Sotheby's Doubles Guarantee Maximum

The Art Newspaper is reporting that Sotheby's is aggressively positioning itself as the top auction house by doubling the maximum level of outstanding guarantees from $300 million to $600 million. Additionally Sotheby's management has also approved a higher level for credit agreements, increasing from $850 million from the previous level of $600 million.

The moves are mean to grow the business.  But perhaps Sotheby's has a short memory as guarantees can be a useful tool to engage consignors, or if used incorrectly and too freely they can also become a financial hardship as what occurred only a few short years ago at the auction house.

The Art Newspaper reports
Sotheby’s moves to "grow the business"

Sotheby’s has taken an aggressive financial position ahead of the next major sales seasons in London in October and New York in November.
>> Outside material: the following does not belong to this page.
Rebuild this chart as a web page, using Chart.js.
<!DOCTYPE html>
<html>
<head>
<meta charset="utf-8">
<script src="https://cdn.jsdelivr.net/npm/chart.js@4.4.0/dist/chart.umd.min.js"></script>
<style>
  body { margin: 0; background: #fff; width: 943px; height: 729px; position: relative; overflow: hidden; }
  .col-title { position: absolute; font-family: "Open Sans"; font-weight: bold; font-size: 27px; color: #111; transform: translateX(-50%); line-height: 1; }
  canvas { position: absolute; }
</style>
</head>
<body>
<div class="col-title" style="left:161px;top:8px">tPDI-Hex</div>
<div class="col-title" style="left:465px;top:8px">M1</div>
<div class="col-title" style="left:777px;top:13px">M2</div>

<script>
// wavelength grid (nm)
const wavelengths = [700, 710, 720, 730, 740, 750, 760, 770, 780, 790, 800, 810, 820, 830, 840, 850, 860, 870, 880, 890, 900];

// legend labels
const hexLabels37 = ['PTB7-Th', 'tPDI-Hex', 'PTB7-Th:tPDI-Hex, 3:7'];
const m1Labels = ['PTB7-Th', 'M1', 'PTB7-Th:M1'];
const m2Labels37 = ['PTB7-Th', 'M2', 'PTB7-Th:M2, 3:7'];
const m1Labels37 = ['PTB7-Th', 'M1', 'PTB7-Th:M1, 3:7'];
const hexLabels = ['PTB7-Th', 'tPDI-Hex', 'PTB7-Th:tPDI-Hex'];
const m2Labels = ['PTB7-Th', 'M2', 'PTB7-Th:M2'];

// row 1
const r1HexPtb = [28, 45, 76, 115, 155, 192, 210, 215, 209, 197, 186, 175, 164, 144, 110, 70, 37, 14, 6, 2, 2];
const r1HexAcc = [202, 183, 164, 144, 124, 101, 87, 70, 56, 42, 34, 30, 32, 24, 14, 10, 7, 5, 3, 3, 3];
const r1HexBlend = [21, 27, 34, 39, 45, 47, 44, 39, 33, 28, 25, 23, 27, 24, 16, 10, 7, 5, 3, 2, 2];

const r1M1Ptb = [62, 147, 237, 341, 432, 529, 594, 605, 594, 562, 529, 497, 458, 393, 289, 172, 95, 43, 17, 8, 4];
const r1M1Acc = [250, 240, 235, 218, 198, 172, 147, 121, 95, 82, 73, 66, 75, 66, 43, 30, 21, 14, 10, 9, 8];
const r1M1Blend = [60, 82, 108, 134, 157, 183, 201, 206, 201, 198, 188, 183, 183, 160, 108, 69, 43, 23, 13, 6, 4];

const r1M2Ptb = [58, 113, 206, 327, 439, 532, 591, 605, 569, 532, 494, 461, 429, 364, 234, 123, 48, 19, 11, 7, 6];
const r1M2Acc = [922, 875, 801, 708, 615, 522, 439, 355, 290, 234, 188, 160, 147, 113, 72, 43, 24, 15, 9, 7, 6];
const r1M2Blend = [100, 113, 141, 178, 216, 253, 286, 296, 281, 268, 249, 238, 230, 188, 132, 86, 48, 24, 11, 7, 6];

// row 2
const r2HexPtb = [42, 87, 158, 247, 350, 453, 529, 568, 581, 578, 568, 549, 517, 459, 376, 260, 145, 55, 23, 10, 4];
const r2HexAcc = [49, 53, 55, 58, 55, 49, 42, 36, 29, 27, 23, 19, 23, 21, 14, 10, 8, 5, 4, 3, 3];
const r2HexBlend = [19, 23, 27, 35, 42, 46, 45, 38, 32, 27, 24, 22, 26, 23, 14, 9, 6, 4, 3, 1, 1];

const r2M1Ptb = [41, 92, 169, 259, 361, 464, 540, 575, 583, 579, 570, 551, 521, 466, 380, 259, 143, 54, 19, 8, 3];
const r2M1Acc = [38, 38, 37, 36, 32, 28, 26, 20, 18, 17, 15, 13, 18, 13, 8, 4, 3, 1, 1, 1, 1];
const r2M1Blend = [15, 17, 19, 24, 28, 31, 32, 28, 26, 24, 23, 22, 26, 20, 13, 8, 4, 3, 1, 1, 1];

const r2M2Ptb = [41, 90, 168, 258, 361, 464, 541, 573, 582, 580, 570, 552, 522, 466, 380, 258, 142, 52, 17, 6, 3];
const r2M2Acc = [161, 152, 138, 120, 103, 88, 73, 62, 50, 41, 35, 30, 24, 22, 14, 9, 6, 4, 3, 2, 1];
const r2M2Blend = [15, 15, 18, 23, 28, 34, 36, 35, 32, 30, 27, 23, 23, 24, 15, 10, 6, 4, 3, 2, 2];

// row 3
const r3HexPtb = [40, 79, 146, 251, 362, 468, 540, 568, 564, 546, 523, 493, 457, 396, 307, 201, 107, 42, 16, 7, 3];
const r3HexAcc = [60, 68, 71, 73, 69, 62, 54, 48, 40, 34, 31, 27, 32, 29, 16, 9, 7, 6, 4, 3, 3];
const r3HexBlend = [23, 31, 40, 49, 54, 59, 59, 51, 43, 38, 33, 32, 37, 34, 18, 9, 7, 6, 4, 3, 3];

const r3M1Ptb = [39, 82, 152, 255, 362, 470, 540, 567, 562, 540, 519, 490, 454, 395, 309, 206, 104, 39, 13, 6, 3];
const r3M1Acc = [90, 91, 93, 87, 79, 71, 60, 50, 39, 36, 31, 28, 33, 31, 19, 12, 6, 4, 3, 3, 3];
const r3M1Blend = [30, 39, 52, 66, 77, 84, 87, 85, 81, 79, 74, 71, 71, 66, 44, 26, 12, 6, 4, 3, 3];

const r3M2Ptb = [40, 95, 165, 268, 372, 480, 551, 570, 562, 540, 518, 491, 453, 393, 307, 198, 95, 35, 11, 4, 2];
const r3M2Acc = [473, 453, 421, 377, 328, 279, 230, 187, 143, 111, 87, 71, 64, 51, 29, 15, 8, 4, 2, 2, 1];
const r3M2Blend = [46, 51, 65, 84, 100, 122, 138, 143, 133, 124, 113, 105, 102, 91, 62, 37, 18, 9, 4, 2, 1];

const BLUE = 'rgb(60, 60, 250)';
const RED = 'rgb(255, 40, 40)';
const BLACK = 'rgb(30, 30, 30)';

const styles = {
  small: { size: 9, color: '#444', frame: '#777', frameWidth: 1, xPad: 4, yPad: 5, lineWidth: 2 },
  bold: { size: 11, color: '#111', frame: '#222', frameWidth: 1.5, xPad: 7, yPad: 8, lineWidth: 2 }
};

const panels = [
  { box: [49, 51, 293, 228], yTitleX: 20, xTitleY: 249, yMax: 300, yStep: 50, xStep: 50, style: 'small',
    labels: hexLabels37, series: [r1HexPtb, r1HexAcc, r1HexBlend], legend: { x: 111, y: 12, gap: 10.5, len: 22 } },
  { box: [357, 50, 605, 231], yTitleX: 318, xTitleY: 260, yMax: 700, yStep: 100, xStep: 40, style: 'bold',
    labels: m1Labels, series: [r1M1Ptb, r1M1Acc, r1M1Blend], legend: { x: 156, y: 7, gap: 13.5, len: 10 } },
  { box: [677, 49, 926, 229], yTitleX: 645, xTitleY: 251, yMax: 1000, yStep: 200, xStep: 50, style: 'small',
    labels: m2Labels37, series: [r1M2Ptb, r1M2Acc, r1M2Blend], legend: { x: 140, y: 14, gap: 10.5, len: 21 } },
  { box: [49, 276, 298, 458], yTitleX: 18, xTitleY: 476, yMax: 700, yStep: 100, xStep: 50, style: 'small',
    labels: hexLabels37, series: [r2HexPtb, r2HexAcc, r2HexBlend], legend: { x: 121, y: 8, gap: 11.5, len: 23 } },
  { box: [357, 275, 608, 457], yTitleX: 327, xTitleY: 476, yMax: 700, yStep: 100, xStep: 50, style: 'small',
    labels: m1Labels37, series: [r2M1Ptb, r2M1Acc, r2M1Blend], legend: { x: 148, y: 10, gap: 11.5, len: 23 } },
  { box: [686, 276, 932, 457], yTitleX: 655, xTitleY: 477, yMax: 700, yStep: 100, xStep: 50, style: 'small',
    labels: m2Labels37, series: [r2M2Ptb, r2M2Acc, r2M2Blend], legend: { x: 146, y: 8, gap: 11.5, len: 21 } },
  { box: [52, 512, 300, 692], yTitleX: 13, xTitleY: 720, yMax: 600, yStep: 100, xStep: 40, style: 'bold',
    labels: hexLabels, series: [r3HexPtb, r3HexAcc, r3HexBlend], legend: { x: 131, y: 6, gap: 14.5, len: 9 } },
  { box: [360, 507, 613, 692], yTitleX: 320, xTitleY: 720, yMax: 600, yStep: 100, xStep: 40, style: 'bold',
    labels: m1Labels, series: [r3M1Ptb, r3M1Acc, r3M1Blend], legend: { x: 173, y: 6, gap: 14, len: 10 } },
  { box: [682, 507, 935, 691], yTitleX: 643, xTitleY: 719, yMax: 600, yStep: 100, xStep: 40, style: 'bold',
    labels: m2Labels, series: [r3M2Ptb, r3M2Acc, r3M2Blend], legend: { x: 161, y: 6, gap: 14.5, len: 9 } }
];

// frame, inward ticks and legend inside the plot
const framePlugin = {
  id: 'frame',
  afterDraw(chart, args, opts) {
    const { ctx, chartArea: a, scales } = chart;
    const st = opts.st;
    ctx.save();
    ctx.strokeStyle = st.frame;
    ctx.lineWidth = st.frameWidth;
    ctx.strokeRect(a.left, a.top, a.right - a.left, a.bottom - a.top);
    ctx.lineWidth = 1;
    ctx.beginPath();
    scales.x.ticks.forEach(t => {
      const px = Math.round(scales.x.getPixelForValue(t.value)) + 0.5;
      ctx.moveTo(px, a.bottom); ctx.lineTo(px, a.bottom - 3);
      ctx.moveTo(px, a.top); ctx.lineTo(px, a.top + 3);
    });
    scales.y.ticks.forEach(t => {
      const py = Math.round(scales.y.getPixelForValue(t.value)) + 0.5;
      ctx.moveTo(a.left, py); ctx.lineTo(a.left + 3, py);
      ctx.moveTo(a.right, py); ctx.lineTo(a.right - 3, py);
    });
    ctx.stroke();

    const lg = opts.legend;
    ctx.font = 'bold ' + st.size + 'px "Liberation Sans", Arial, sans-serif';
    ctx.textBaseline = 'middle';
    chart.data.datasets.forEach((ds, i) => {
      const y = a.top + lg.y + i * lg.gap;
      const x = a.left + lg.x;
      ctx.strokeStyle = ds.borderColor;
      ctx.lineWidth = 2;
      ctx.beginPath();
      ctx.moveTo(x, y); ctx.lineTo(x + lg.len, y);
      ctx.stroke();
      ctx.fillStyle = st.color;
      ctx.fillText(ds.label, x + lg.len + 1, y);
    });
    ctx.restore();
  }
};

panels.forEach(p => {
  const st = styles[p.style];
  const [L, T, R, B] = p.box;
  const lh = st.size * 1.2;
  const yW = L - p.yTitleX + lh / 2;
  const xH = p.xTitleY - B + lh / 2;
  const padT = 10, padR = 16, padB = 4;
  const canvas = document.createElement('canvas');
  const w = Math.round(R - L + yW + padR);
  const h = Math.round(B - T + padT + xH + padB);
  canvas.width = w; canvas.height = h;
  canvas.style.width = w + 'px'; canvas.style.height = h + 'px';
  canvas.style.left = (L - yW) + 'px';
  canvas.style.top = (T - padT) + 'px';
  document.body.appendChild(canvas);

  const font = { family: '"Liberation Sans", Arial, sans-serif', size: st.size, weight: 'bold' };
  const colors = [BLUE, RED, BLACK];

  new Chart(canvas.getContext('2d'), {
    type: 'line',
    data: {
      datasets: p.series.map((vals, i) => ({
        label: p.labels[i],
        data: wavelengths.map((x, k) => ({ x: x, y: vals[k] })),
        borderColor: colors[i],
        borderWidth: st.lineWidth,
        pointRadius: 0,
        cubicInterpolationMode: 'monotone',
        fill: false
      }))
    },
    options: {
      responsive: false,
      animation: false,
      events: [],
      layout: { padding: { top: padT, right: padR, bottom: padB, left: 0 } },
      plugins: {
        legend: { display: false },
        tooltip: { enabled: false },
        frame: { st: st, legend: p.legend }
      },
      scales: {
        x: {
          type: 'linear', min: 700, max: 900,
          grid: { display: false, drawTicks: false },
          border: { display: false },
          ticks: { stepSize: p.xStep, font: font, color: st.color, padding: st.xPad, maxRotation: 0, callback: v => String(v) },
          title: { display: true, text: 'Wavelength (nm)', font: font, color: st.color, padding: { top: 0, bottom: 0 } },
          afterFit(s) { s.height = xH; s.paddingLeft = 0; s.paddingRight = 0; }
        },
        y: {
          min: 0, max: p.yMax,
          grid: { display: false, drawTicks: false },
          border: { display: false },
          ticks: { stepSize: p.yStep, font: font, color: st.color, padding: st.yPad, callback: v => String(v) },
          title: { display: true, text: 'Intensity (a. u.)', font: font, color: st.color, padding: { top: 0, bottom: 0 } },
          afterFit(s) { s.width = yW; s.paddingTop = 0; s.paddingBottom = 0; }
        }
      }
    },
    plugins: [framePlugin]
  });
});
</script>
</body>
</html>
The company has doubled the “maximum permissible amount of net outstanding auction guarantees” from $300m to $600m, according to an SEC filing on 25 August.

The auction house has also increased its liability from $600m to $850m in “aggregate commitments under the credit agreements”. These agreements are with “an international syndicate of lenders led by General Electric Capital Corporation”, according to the filing.

The moves follow a capital allocation plan announced in January, in which the company established separate financial structures for its two main businesses: Agency (auction and private sales) and Financial Services (which mainly deals with loans to collectors and dealers who offer art as collateral). As of 22 August, the “Agency” credit agreement was increased from $150m to $300m and the “Finance” agreement was increased from $450m to $550m.

The capital plan has been interpreted as a bid to drive shareholder value in the face of criticism from “activist investor” Dan Loeb, who has since joined the Sotheby’s board. The auction house, which is a public company, has also been under pressure from Christie’s, its privately owned rival. Christie’s held the most expensive auction of art ever on 13 May with an evening sale of post-war and contemporary art that totalled $744.9m. Sotheby’s equivalent auction realised $364.4m.

The recent refinancing is “part of Sotheby’s renewed effort to take advantage of opportunities in the marketplace to grow the business”, says a spokesman.